Personally, I wouldn’t affirm Lesson 1, but that’s me. And, being something of a hedgehog myself, I think it takes a hedgehog not a skulk of foxes to beat a hedgehog. ymmv
Anyway, I will continue to root for JQ in this endeavor.
Peter T 12.20.16 at 12:57 am
If the audience is the scientifically-minded, to whom doubt is a friend, you have the right note. But what Hazlitt offers his readers is not insight but certainty:
“In seeing that economics is a science of tracing consequences, we must have become aware that, like logic and mathematics, it is a science of recognizing inevitable implications.”
Your two lessons offer less certainty; your (justified) caveats even less again. For a population craving answers rather than questions, this may be less than palatable. I don’t know if this dilemma can be resolved, but a more direct, even dogmatic, tone could help.

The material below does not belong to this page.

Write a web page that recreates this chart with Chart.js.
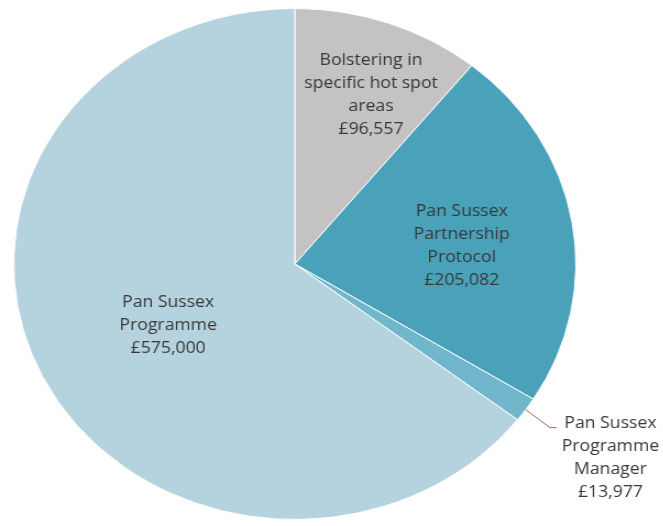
<!DOCTYPE html>
<html>
<head>
<meta charset="utf-8">
<script src="https://cdn.jsdelivr.net/npm/chart.js@4.4.0/dist/chart.umd.min.js"></script>
<style>
    html, body { margin: 0; padding: 0; background: #fff; overflow: hidden; }
    /* the reference pie is a little wider than tall, so stretch the whole chart */
    #wrap {
        width: 603px;
        height: 526px;
        transform: scaleX(1.1);
        transform-origin: 0 0;
    }
</style>
</head>
<body>
<div id="wrap"><canvas id="budget-chart"></canvas></div>
<script>
const categories = [
    'Bolstering in specific hot spot areas',
    'Pan Sussex Partnership Protocol',
    'Pan Sussex Programme Manager',
    'Pan Sussex Programme'
];
const amounts = [96557, 205082, 13977, 575000];
const labelLines = [
    ['Bolstering in', 'specific hot spot', 'areas'],
    ['Pan Sussex', 'Partnership', 'Protocol'],
    ['Pan Sussex', 'Programme', 'Manager'],
    ['Pan Sussex', 'Programme']
];
const sliceColours = ['#c4c2c2', '#4aa2ba', '#70b7cb', '#b5d3df'];

// where each label sits: fraction of the radius along the slice's middle angle
// (negative = outside the pie with a leader line)
const labelRadius = [0.714, 0.598, -1, 0.51];
const labelAngleShift = [0.049, 0.048, 0, -0.03];

function money(v) {
    return '\u00a3' + v.toLocaleString('en-GB');
}

const pieLabels = {
    id: 'pieLabels',
    afterDatasetsDraw(chart) {
        const ctx = chart.ctx;
        const meta = chart.getDatasetMeta(0);
        ctx.save();
        ctx.font = '16px "Open Sans", sans-serif';
        ctx.fillStyle = '#383838';
        ctx.textAlign = 'center';
        ctx.textBaseline = 'middle';
        const lineH = 23;
        meta.data.forEach((arc, i) => {
            const p = arc.getProps(['x', 'y', 'startAngle', 'endAngle', 'outerRadius'], true);
            const mid = (p.startAngle + p.endAngle) / 2 + labelAngleShift[i];
            const lines = labelLines[i].concat([money(amounts[i])]);
            let tx, ty;
            if (labelRadius[i] > 0) {
                const r = p.outerRadius * labelRadius[i];
                tx = p.x + Math.cos(mid) * r;
                ty = p.y + Math.sin(mid) * r;
            } else {
                // leader line from the slice edge out to the text
                const ex = p.x + Math.cos(mid) * p.outerRadius;
                const ey = p.y + Math.sin(mid) * p.outerRadius;
                const kx = ex + 22;
                const ky = ey + 18;
                ctx.strokeStyle = '#a0625a';
                ctx.lineWidth = 1;
                ctx.beginPath();
                ctx.moveTo(ex, ey);
                ctx.lineTo(kx, ky);
                ctx.lineTo(kx + 6, ky);
                ctx.stroke();
                tx = kx + 55;
                ty = ky + 1.5 * lineH - 4;
            }
            const top = ty - (lines.length - 1) * lineH / 2;
            lines.forEach((t, j) => ctx.fillText(t, tx, top + j * lineH));
        });
        ctx.restore();
    }
};

new Chart(document.getElementById('budget-chart'), {
    type: 'pie',
    data: {
        labels: categories,
        datasets: [{
            data: amounts,
            backgroundColor: sliceColours,
            borderColor: '#ffffff',
            borderWidth: 1
        }]
    },
    options: {
        responsive: true,
        maintainAspectRatio: false,
        animation: false,
        layout: {
            padding: { left: 12, right: 79, top: 8, bottom: 6 }
        },
        plugins: {
            legend: { display: false },
            tooltip: { enabled: false }
        }
    },
    plugins: [pieLabels]
});
</script>
</body>
</html>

alfredlordbleep 12.20.16 at 1:18 am
The last big example of trustbusting was the breakup of the AT&T telephone monopoly, which took place in 1982 after nearly a decade of litigation.
I can’t prove it without research, but if memory serves, AT&T was in favor of breakup thinking greater profit lay in its parts.
More defensible (for me at the moment) here’s a parallel point: U.S. cessation of atmospheric nuke tests wasn’t entirely due to considerations of the common good. U.S. military believed it could exploit its superior instrumentation of underground tests to advance faster.
alfredlordbleep 12.20.16 at 1:24 am
P. S. add: AT&T was in favor of breakup at some point
Main Street Muse 12.20.16 at 1:57 pm
Not an economist. But as a resident of Main Street, I feel that consumers are marks in the great carny game of capitalism. It’s a rigged game – and under Trump, it will only get worse. And I’m already pretty sick of it.